Blue Moon Beer-Brined Smoked BBQ Chicken Hard Shell Taco with the Works
Tacos like you’ve never tasted before! Try this amazing recipe Rachael created for Feedback 2015 in Austin and for our wonderful sponsor, Blue Moon!
For the brine:
- 1 bottle beer, such as Blue Moon Summer Honey Wheat
- 2 quarts water
- 2 bay leaves
- 1 small onion, quartered
- 4 garlic cloves, crushed
- 1 tablespoon black peppercorns
- 1 tablespoon coriander seeds
- 1/4 cup kosher salt
- 1/2 cup Worcestershire sauce
- 1/4 cup soy sauce
- 4 chicken leg/thigh quarters
For the BBQ Sauce:
- 1 cup ketchup
- 2 large cloves garlic, finely chopped
- 2 tablespoons dark brown sugar
- 2 tablespoons dark amber maple syrup
- 2 tablespoons Worcestershire sauce
- 1 1/2 tablespoons cider vinegar
- 1/4 -1/2 cup beer or chicken stock
- 1 teaspoon smoked paprika (1/3 palmful)
- Coarse black pepper
- 1 cup yellow cheddar cheese, shredded
- 1/3 pound bacon, cooked and chopped
- 2 cups lettuce, chopped
- 1 tomato, seeded and chopped
- 1/2 cup pickled jalapeños
- 1/4 cup finely diced red onion
For the chicken:
Place the chicken in a large resealable plastic bag or container big enough to fit. Mix the brine ingredients in a large bowl to dissolve the salt and pour over the chicken. Let brine overnight. Remove from the fridge, separate the chicken from the brine and let come to room temperature for about 30 minutes – you may discard the brine.

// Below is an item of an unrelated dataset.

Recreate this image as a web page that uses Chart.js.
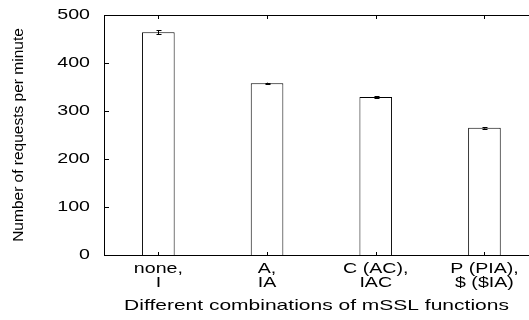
<!DOCTYPE html>
<html>
<head>
<meta charset="utf-8">
<script src="https://cdn.jsdelivr.net/npm/chart.js@4/dist/chart.umd.min.js"></script>
<style>
  html, body { margin: 0; padding: 0; background: #fff; }
  canvas { display: block; }
</style>
</head>
<body>
<canvas id="c" width="529" height="320"></canvas>
<script>
// ---- data ----
const categories = [["none,", "I"], ["A,", "IA"], ["C (AC),", "IAC"], ["P (PIA),", "$ ($IA)"]];
const requestsPerMinute = [464, 358, 329, 265];
const errorMargins = [4, 1, 1.5, 1.5];
const yTicks = [0, 100, 200, 300, 400, 500];

// horizontal stretch of upright text (the reference figure is stretched sideways)
const STRETCH = 1.4;
const canvas = document.getElementById('c');
const ctx = canvas.getContext('2d');
const origFill = ctx.fillText.bind(ctx);
const origMeasure = ctx.measureText.bind(ctx);
function rotated() { const m = ctx.getTransform(); return Math.abs(m.b) > 1e-6 || Math.abs(m.c) > 1e-6; }
ctx.fillText = function (t, x, y, maxW) {
  if (rotated()) return maxW === undefined ? origFill(t, x, y) : origFill(t, x, y, maxW);
  ctx.save();
  ctx.translate(x, y);
  ctx.scale(STRETCH, 1);
  if (maxW === undefined) origFill(t, 0, 0); else origFill(t, 0, 0, maxW / STRETCH);
  ctx.restore();
};
ctx.measureText = function (t) {
  const r = origMeasure(t);
  if (rotated()) return r;
  return { width: r.width * STRETCH, actualBoundingBoxAscent: r.actualBoundingBoxAscent, actualBoundingBoxDescent: r.actualBoundingBoxDescent };
};

const frame = {
  id: 'frame',
  afterDraw(chart) {
    const { ctx, chartArea: a, scales: { x, y } } = chart;
    ctx.save();
    ctx.strokeStyle = '#000';
    ctx.lineWidth = 1;
    ctx.beginPath();
    // top border
    ctx.moveTo(a.left, a.top + 0.5); ctx.lineTo(a.right, a.top + 0.5);
    // inward y ticks
    y.ticks.forEach(t => {
      const py = Math.round(y.getPixelForValue(t.value)) + 0.5;
      ctx.moveTo(a.left, py); ctx.lineTo(a.left + 5, py);
    });
    // inward x ticks (bottom and mirrored top)
    x.ticks.forEach(t => {
      const px = Math.round(x.getPixelForValue(t.value)) + 0.5;
      ctx.moveTo(px, a.bottom); ctx.lineTo(px, a.bottom - 3);
      ctx.moveTo(px, a.top); ctx.lineTo(px, a.top + 4);
    });
    ctx.stroke();
    // error bars
    ctx.beginPath();
    requestsPerMinute.forEach((v, i) => {
      const px = Math.round(x.getPixelForValue(i)) + 0.5;
      const yHi = y.getPixelForValue(v + errorMargins[i]);
      const yLo = y.getPixelForValue(v - errorMargins[i]);
      ctx.moveTo(px, yHi); ctx.lineTo(px, yLo);
      ctx.moveTo(px - 2, Math.round(yHi) + 0.5); ctx.lineTo(px + 3, Math.round(yHi) + 0.5);
      ctx.moveTo(px - 2, Math.round(yLo) + 0.5); ctx.lineTo(px + 3, Math.round(yLo) + 0.5);
    });
    ctx.stroke();
    ctx.restore();
  }
};

new Chart(ctx, {
  type: 'bar',
  data: {
    datasets: [{
      data: requestsPerMinute.map((v, i) => ({ x: i, y: v })),
      backgroundColor: '#ffffff',
      borderColor: '#000000',
      borderWidth: 1,
      categoryPercentage: 1,
      barPercentage: 0.3
    }]
  },
  options: {
    responsive: false,
    devicePixelRatio: 1,
    animation: false,
    layout: { padding: { top: 15, right: 0, left: 0, bottom: 0 } },
    plugins: { legend: { display: false }, tooltip: { enabled: false } },
    scales: {
      x: {
        type: 'linear',
        offset: false,
        min: -0.5,
        max: 3.41,
        grid: { display: false, drawTicks: false },
        border: { display: true, color: '#000', width: 1 },
        afterBuildTicks: s => { s.ticks = categories.map((c, i) => ({ value: i })); },
        afterFit: s => { s.height = 65; s.paddingLeft = 0; s.paddingRight = 0; },
        ticks: {
          autoSkip: false,
          maxRotation: 0,
          padding: 7,
          color: '#000',
          font: { family: 'Liberation Sans', size: 14, lineHeight: 1.0 },
          callback: v => categories[v]
        },
        title: {
          display: true,
          text: 'Different combinations of mSSL functions',
          color: '#000',
          font: { family: 'Liberation Sans', size: 15, lineHeight: 1.2 },
          padding: { top: 4, bottom: 5 }
        }
      },
      y: {
        min: 0,
        max: 500,
        grid: { display: false, drawTicks: false },
        border: { display: true, color: '#000', width: 1 },
        afterBuildTicks: s => { s.ticks = yTicks.map(v => ({ value: v })); },
        afterFit: s => { s.width = 104; s.paddingTop = 0; s.paddingBottom = 0; },
        ticks: {
          padding: 14,
          color: '#000',
          font: { family: 'Liberation Sans', size: 14 }
        },
        title: {
          display: true,
          text: 'Number of requests per minute',
          color: '#000',
          font: { family: 'Liberation Sans', size: 15.5, lineHeight: 1.2 },
          padding: { top: 9, bottom: 0 }
        }
      }
    }
  },
  plugins: [frame]
});
</script>
</body>
</html>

Pre-heat the smoker/oven to 300ºF.
Arrange a wire rack over a baking sheet. Arrange the chicken on the rack and slow-cook for 1 hour 30 minutes to 2 hours, or until fully cooked, 165 degrees. When cool enough to handle, pull the chicken, discarding the skin and bones.
For the BBQ Sauce:
Combine all ingredients for the BBQ Sauce in a small saucepot and cook over a low bubble for 15-20 minutes. Reserve.
Toss pulled chicken with enough BBQ sauce to coat and keep warm.
Place chicken in taco shells and garnish with your choice of cheese, bacon, lettuce, tomato, pickled jalapeño and red onion.